What is expected> Pictures stay out of the copy; restate everything else in the material exactly.

━━━━

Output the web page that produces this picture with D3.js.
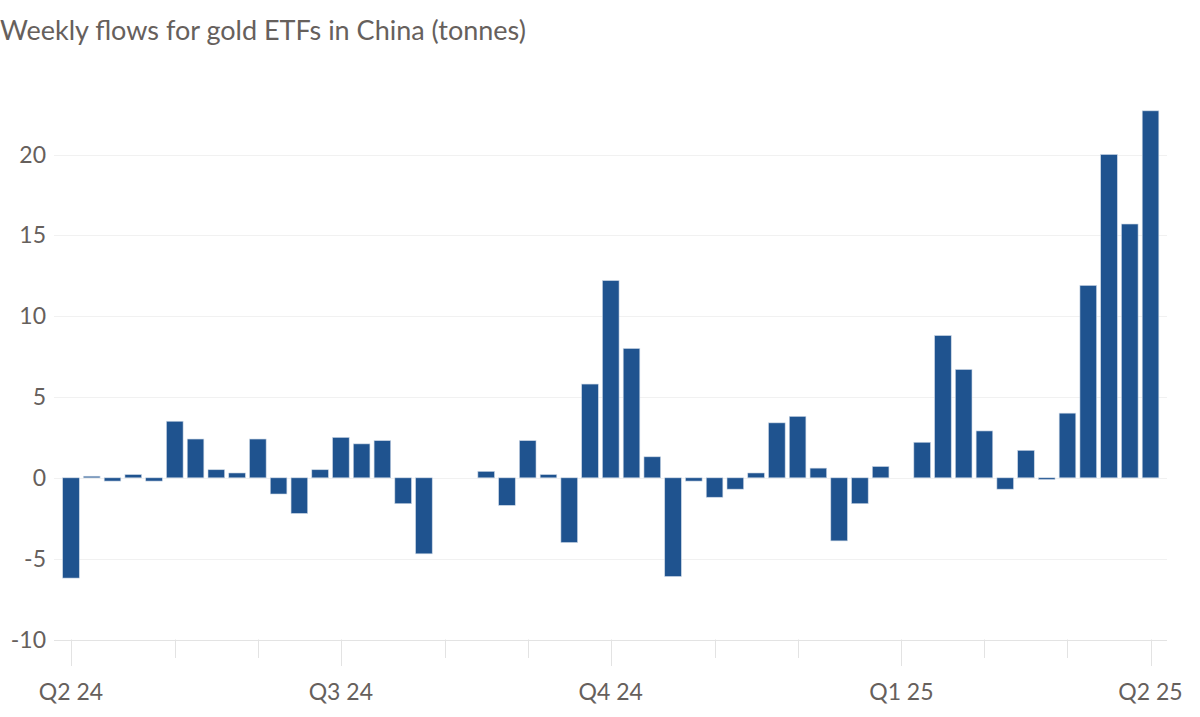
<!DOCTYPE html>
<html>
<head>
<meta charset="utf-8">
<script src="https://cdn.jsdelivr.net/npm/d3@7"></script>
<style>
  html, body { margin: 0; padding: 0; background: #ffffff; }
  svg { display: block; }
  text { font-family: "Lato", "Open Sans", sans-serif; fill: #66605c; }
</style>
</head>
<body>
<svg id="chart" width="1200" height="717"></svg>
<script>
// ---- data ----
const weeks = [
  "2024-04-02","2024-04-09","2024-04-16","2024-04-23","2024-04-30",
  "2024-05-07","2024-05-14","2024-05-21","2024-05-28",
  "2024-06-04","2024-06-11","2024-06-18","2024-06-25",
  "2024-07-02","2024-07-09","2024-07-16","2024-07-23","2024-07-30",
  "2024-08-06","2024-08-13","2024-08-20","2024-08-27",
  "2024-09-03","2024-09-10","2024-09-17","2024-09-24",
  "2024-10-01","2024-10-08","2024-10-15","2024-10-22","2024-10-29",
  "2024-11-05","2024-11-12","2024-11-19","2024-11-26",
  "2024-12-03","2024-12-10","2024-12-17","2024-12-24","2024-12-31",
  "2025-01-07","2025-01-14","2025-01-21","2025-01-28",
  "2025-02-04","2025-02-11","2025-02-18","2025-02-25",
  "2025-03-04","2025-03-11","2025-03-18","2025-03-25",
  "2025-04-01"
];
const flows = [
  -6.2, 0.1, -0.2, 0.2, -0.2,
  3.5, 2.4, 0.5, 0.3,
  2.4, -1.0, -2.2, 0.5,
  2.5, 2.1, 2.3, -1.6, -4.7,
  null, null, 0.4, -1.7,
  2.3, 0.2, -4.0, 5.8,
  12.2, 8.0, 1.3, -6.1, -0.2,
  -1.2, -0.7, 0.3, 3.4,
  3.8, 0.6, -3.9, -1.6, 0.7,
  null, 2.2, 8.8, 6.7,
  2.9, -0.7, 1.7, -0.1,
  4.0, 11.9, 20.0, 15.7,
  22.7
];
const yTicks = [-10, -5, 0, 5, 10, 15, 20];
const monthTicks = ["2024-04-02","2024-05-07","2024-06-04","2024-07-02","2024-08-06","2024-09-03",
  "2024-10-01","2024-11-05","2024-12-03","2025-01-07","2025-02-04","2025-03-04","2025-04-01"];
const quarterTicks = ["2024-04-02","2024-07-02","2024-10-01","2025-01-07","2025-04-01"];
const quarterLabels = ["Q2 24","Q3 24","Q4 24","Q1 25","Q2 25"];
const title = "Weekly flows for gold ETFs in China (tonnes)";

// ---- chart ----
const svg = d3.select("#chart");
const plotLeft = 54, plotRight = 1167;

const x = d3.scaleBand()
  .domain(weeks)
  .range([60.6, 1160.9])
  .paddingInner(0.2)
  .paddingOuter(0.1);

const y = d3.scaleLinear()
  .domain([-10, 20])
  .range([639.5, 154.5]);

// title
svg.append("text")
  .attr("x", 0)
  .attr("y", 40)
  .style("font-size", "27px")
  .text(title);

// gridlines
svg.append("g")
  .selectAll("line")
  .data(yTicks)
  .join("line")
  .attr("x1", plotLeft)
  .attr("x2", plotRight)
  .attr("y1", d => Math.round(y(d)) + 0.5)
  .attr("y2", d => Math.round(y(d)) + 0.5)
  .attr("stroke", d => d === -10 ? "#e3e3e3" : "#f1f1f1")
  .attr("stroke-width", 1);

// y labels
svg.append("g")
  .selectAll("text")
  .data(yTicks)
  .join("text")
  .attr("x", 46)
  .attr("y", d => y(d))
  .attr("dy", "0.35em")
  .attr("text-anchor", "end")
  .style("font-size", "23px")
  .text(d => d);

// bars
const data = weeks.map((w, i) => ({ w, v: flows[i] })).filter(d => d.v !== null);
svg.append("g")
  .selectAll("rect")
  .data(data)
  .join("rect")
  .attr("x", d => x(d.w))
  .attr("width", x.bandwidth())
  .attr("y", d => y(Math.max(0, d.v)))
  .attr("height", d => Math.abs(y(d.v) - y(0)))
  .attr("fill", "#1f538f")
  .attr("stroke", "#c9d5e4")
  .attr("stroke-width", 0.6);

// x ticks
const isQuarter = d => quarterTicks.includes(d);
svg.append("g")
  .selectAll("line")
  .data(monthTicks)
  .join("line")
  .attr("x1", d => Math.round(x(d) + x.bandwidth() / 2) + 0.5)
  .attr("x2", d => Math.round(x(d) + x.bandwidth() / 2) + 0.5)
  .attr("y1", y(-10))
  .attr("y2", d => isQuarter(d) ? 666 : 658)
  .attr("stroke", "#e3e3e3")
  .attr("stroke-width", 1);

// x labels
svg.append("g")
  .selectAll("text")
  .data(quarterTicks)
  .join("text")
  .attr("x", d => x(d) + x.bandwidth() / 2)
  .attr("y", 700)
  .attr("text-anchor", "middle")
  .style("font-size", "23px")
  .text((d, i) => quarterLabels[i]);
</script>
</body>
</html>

━━━━

Solution to the exercise>
Output the web page that produces this picture with D3.js.
<!DOCTYPE html>
<html>
<head>
<meta charset="utf-8">
<script src="https://cdn.jsdelivr.net/npm/d3@7"></script>
<style>
  html, body { margin: 0; padding: 0; background: #ffffff; }
  svg { display: block; }
  text { font-family: "Lato", "Open Sans", sans-serif; fill: #66605c; }
</style>
</head>
<body>
<svg id="chart" width="1200" height="717"></svg>
<script>
// ---- data ----
const weeks = [
  "2024-04-02","2024-04-09","2024-04-16","2024-04-23","2024-04-30",
  "2024-05-07","2024-05-14","2024-05-21","2024-05-28",
  "2024-06-04","2024-06-11","2024-06-18","2024-06-25",
  "2024-07-02","2024-07-09","2024-07-16","2024-07-23","2024-07-30",
  "2024-08-06","2024-08-13","2024-08-20","2024-08-27",
  "2024-09-03","2024-09-10","2024-09-17","2024-09-24",
  "2024-10-01","2024-10-08","2024-10-15","2024-10-22","2024-10-29",
  "2024-11-05","2024-11-12","2024-11-19","2024-11-26",
  "2024-12-03","2024-12-10","2024-12-17","2024-12-24","2024-12-31",
  "2025-01-07","2025-01-14","2025-01-21","2025-01-28",
  "2025-02-04","2025-02-11","2025-02-18","2025-02-25",
  "2025-03-04","2025-03-11","2025-03-18","2025-03-25",
  "2025-04-01"
];
const flows = [
  -6.2, 0.1, -0.2, 0.2, -0.2,
  3.5, 2.4, 0.5, 0.3,
  2.4, -1.0, -2.2, 0.5,
  2.5, 2.1, 2.3, -1.6, -4.7,
  null, null, 0.4, -1.7,
  2.3, 0.2, -4.0, 5.8,
  12.2, 8.0, 1.3, -6.1, -0.2,
  -1.2, -0.7, 0.3, 3.4,
  3.8, 0.6, -3.9, -1.6, 0.7,
  null, 2.2, 8.8, 6.7,
  2.9, -0.7, 1.7, -0.1,
  4.0, 11.9, 20.0, 15.7,
  22.7
];
const yTicks = [-10, -5, 0, 5, 10, 15, 20];
const monthTicks = ["2024-04-02","2024-05-07","2024-06-04","2024-07-02","2024-08-06","2024-09-03",
  "2024-10-01","2024-11-05","2024-12-03","2025-01-07","2025-02-04","2025-03-04","2025-04-01"];
const quarterTicks = ["2024-04-02","2024-07-02","2024-10-01","2025-01-07","2025-04-01"];
const quarterLabels = ["Q2 24","Q3 24","Q4 24","Q1 25","Q2 25"];
const title = "Weekly flows for gold ETFs in China (tonnes)";

// ---- chart ----
const svg = d3.select("#chart");
const plotLeft = 54, plotRight = 1167;

const x = d3.scaleBand()
  .domain(weeks)
  .range([60.6, 1160.9])
  .paddingInner(0.2)
  .paddingOuter(0.1);

const y = d3.scaleLinear()
  .domain([-10, 20])
  .range([639.5, 154.5]);

// title
svg.append("text")
  .attr("x", 0)
  .attr("y", 40)
  .style("font-size", "27px")
  .text(title);

// gridlines
svg.append("g")
  .selectAll("line")
  .data(yTicks)
  .join("line")
  .attr("x1", plotLeft)
  .attr("x2", plotRight)
  .attr("y1", d => Math.round(y(d)) + 0.5)
  .attr("y2", d => Math.round(y(d)) + 0.5)
  .attr("stroke", d => d === -10 ? "#e3e3e3" : "#f1f1f1")
  .attr("stroke-width", 1);

// y labels
svg.append("g")
  .selectAll("text")
  .data(yTicks)
  .join("text")
  .attr("x", 46)
  .attr("y", d => y(d))
  .attr("dy", "0.35em")
  .attr("text-anchor", "end")
  .style("font-size", "23px")
  .text(d => d);

// bars
const data = weeks.map((w, i) => ({ w, v: flows[i] })).filter(d => d.v !== null);
svg.append("g")
  .selectAll("rect")
  .data(data)
  .join("rect")
  .attr("x", d => x(d.w))
  .attr("width", x.bandwidth())
  .attr("y", d => y(Math.max(0, d.v)))
  .attr("height", d => Math.abs(y(d.v) - y(0)))
  .attr("fill", "#1f538f")
  .attr("stroke", "#c9d5e4")
  .attr("stroke-width", 0.6);

// x ticks
const isQuarter = d => quarterTicks.includes(d);
svg.append("g")
  .selectAll("line")
  .data(monthTicks)
  .join("line")
  .attr("x1", d => Math.round(x(d) + x.bandwidth() / 2) + 0.5)
  .attr("x2", d => Math.round(x(d) + x.bandwidth() / 2) + 0.5)
  .attr("y1", y(-10))
  .attr("y2", d => isQuarter(d) ? 666 : 658)
  .attr("stroke", "#e3e3e3")
  .attr("stroke-width", 1);

// x labels
svg.append("g")
  .selectAll("text")
  .data(quarterTicks)
  .join("text")
  .attr("x", d => x(d) + x.bandwidth() / 2)
  .attr("y", 700)
  .attr("text-anchor", "middle")
  .style("font-size", "23px")
  .text((d, i) => quarterLabels[i]);
</script>
</body>
</html>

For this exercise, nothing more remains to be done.